Why do rural hospitals close? Because America
In 1910, The American Medical Association hired a Carnegie Foundation researcher named Abraham Flexner to conduct an independent analysis of medical schools across the country. The resulting report transformed medical education in America - and ultimately led to the closure of more than half of existing medical schools, mostly in poor and rural areas.
In 1904, before the report, there were 160 institutions with more than 28,000 students that awarded an MD. By 1920, the number was down to 85 institutions training 13,800 students.
Responding to the controversy caused by the closure of so many medical colleges, Flexner denied that the poor in America had any particular right to enter medicine “unless it is best for society that he should” and, as Paul Starr wrote in The Social Transformation of American Medicine, Flexner “made no allowance for the inability of low-income communities to pay for the services of highly trained physicians.”

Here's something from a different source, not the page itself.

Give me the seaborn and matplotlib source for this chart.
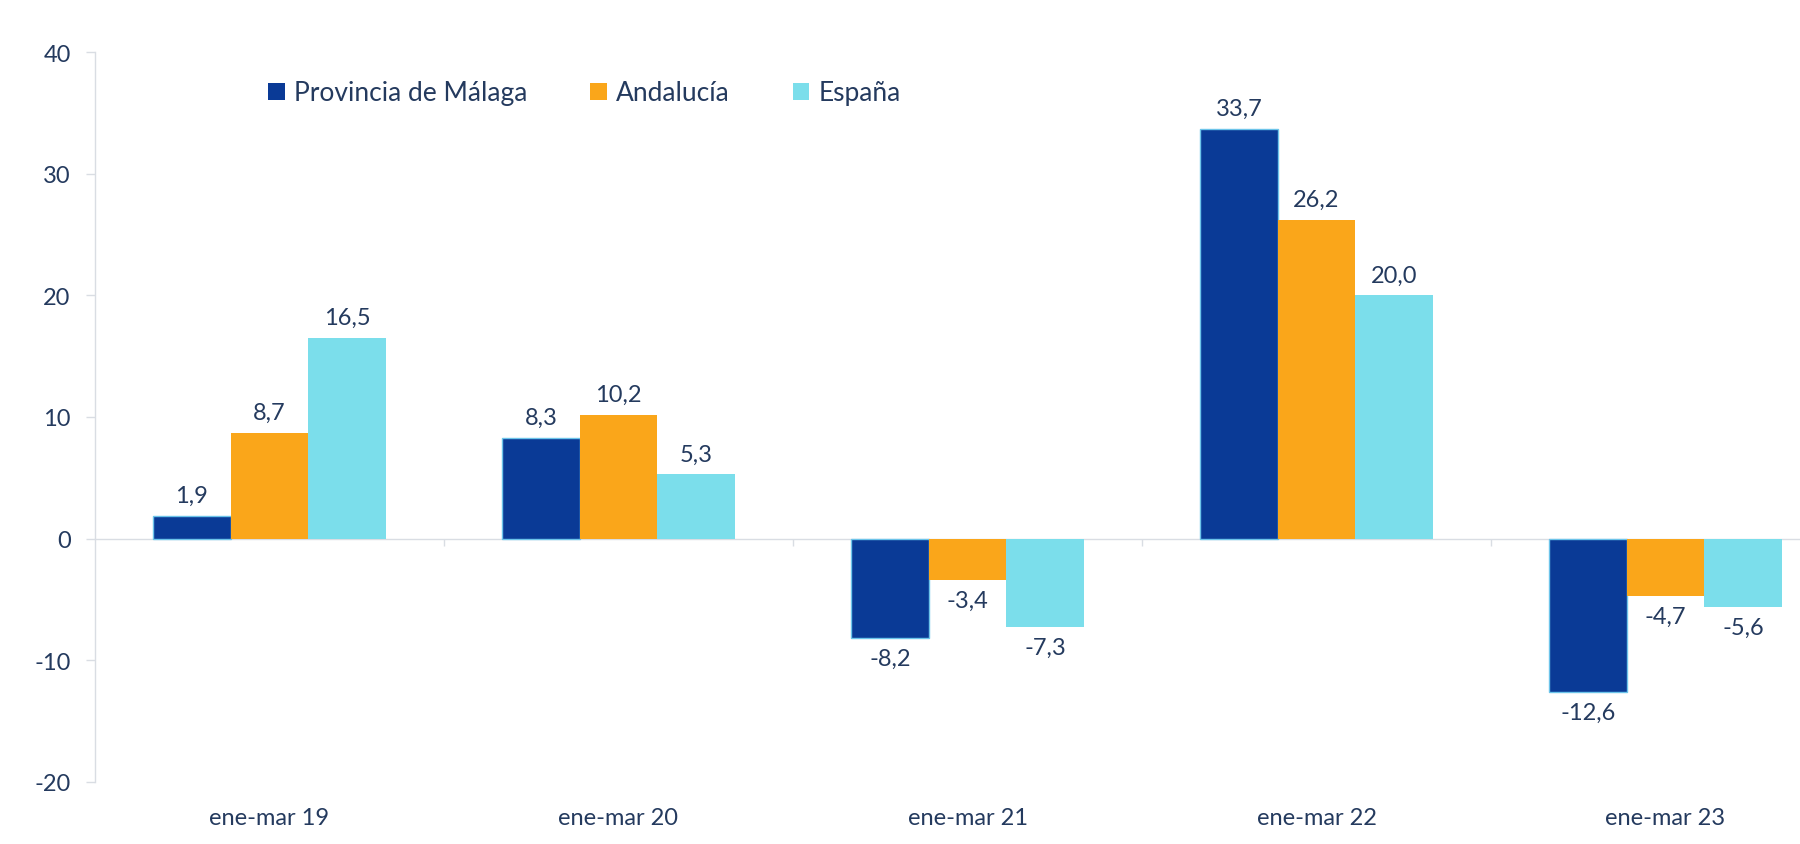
import pandas as pd
import seaborn as sns
import matplotlib.pyplot as plt

# data
periods = ["ene-mar 19", "ene-mar 20", "ene-mar 21", "ene-mar 22", "ene-mar 23"]
series = ["Provincia de Málaga", "Andalucía", "España"]
malaga = [1.9, 8.3, -8.2, 33.7, -12.6]
andalucia = [8.7, 10.2, -3.4, 26.2, -4.7]
espana = [16.5, 5.3, -7.3, 20.0, -5.6]
yticks = [-20, -10, 0, 10, 20, 30, 40]

colors = ["#0A3A96", "#FAA61A", "#7BDEEB"]
text_color = "#243A5E"
line_color = "#D9DDE3"

df = pd.DataFrame({
    "periodo": periods * 3,
    "serie": [s for s in series for _ in periods],
    "valor": malaga + andalucia + espana,
})

sns.set_theme(style="white")
plt.rcParams["font.family"] = ["Lato", "DejaVu Sans"]
plt.rcParams["axes.unicode_minus"] = False

fig = plt.figure(figsize=(18, 8.45), dpi=100)
ax = fig.add_axes([95 / 1800, 62 / 845, 1745 / 1800, 730 / 845])

sns.barplot(data=df, x="periodo", y="valor", hue="serie", order=periods,
            hue_order=series, palette=colors, width=0.667, gap=0,
            saturation=1, ax=ax, edgecolor="none", linewidth=0)

# thin light outline on the dark blue bars
for bar in ax.containers[0]:
    bar.set_edgecolor("#6CC4EA")
    bar.set_linewidth(1)

for cont in ax.containers:
    vals = [b.get_height() for b in cont]
    ax.bar_label(cont, labels=[f"{v:.1f}".replace(".", ",") for v in vals],
                 padding=7, fontsize=17, color=text_color)

ax.set_ylim(-20, 40)
ax.set_xlim(-0.5, len(periods) - 0.5)
ax.set_yticks(yticks)
ax.set_xlabel("")
ax.set_ylabel("")

for side in ["top", "right", "bottom"]:
    ax.spines[side].set_visible(False)
ax.spines["left"].set_color(line_color)
ax.spines["left"].set_linewidth(1)
ax.tick_params(axis="y", left=True, length=6.5, width=1, color=line_color,
               pad=11, labelsize=17, labelcolor=text_color)
ax.tick_params(axis="x", bottom=False, length=0, pad=18, labelsize=17,
               labelcolor=text_color)

# zero line with category separators
zero = ax.secondary_xaxis(1 / 3)
zero.set_xticks([i + 0.5 for i in range(len(periods) - 1)])
zero.set_xticklabels([])
zero.spines["bottom"].set_color(line_color)
zero.spines["bottom"].set_linewidth(1)
zero.tick_params(length=5, width=1, color=line_color)

ax.legend(title=None, ncol=3, loc="center left", bbox_to_anchor=(0.0994, 0.944),
          frameon=False, fontsize=19, labelcolor=text_color, handlelength=0.62,
          handleheight=0.62, handletextpad=0.34, columnspacing=2.4,
          borderpad=0, borderaxespad=0)

fig.savefig("out.png", dpi=100)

Responding to Flexner, a doctor from Chattanooga, Tennessee, wrote:
True, our entrance requirements are not the same as those of the University of Pennsylvania or Harvard; nor do we pretend to turn out the same sort of finished product. Yet we prepare worthy, ambitious men who have striven hard with small opportunities and risen above their surroundings to become family doctors to the farmers of the south, and to the smaller towns of the mining districts.
The Chattanooga doctor said that graduates of larger schools from the cities could never be expected to settle in those smaller, rural communities. But, he asked: “Would you say that such people should be denied physicians?”
The problem of America
Ever since James Madison wrote Federalist No. 10 (and perhaps earlier), the challenges of governing such a large country have been evident to those who would seek to balance its competing “factions.” America’s multitude of regions, its populous cities and its wilderness, its rich merchants and its poor farmers, its Midwest farms and its coastal traders, have always presented a challenge.